Ride, Stella thought. I could ride the way they do. A horse is nothing to that. Nothing at all. I wonder if they'll let me …
Ride, thought Marjorie in a fever of abhorrence. That isn't riding. What they are doing. Something within her writhed in disgust and horror; she did not know what the people below her were doing, but it was not riding, not horsemanship. Suppose they want us to join their Hunt? She thought. At least one of us. I suppose there are teachers. Will we have to do this to be respected by them?
Ride, thought Rigo. To ride something like that! They will not think me a man unless I do, and their tribal egotism will try to keep me out. How? We are being treated as mere tourists, not as residents. I won't have it! Damn Sanctity. Damn Uncle Carlos. Damn Sender O'Neil. Damn him and damn him."
"The whole of Grass is horse-mad," Sender O'Neil had said. "Horse-mad and class-conscious. The Hierarch, your uncle, suggested you for the mission. You and your family are the best candidates we have."
"The best candidates you have for what?" Rigo had asked. "And why the devil should we care?" The invocation of old Uncle Carlos was doing nothing to make him more polite, though it had made him slightly curious.
"The best candidate to be accepted by the aristocrats on Grass. As for why … " The man had licked his lips again, this time nervously. He had been about to say words which were not said, not by anyone in Sanctity. So far as Sanctity was concerned, the words were impossible to say. "The plague," he had whispered.
Roderigo had been silent. The acolyte had prepared him for this, at least. He was angry but not surprised.
Sender had shaken his head, waved his hands, palms out, warding away the anger he felt coming from Rigo "All right. Sanctity doesn't admit the plague exists, but we have reason to keep silent. Even the Hierarch, your uncle, he agreed. Every society mankind has built will fall apart the minute we admit it and start talking about it."
"You can't be certain of that!"
"The machines say so. Every computer model they try says so. Because there's no hope. No cure. No hope for a cure. No means of prevention. We have the virus, but we haven't found any way to make our immune systems manufacture antibodies.
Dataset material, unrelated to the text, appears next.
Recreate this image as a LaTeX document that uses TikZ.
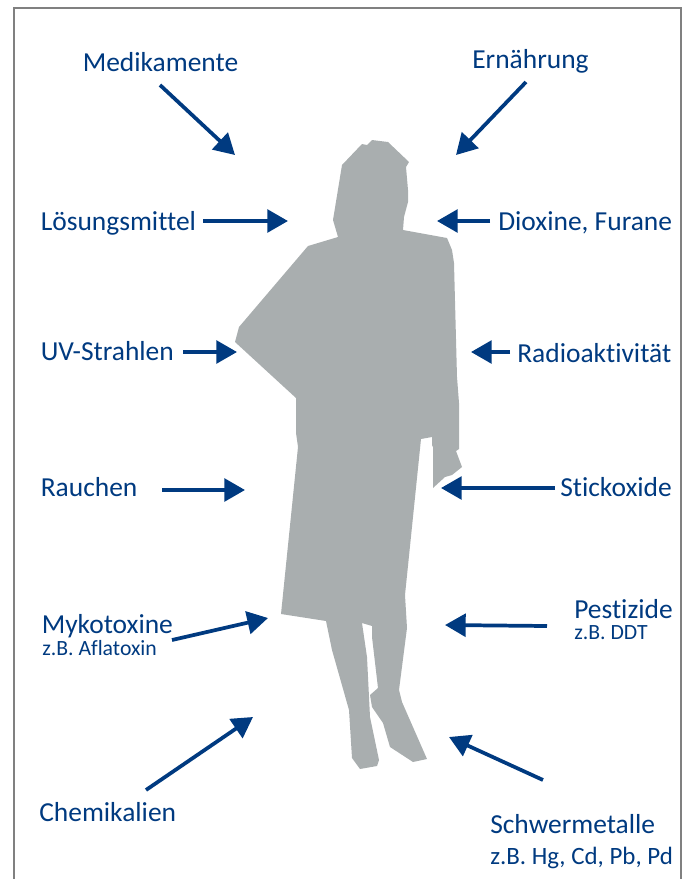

We don't even know where it's coming from. We have nothing. The machines advise us that if we tell people … well, it will be the end."
"The end of Sanctity? Why should I care about that?"
"Not Sanctity, man! The end of civilization. The end of mankind. The mortality rate is one hundred percent! Your family will die. Mine. All of us. It isn't just Sanctity. It's the end of the human race. It's you as much as me!"
Rigo, shocked into awareness by the man's vehemence, asked, "What makes you think there's an answer on Grass?"
"Something. Maybe only rumor, only fairy tales. Maybe only wishful thinking. Maybe like the fabled cities of gold or the unicorn or the philosopher's stone … "
"But maybe?"
"Maybe something real. According to our temple on Semling, there is no plague at all on Grass."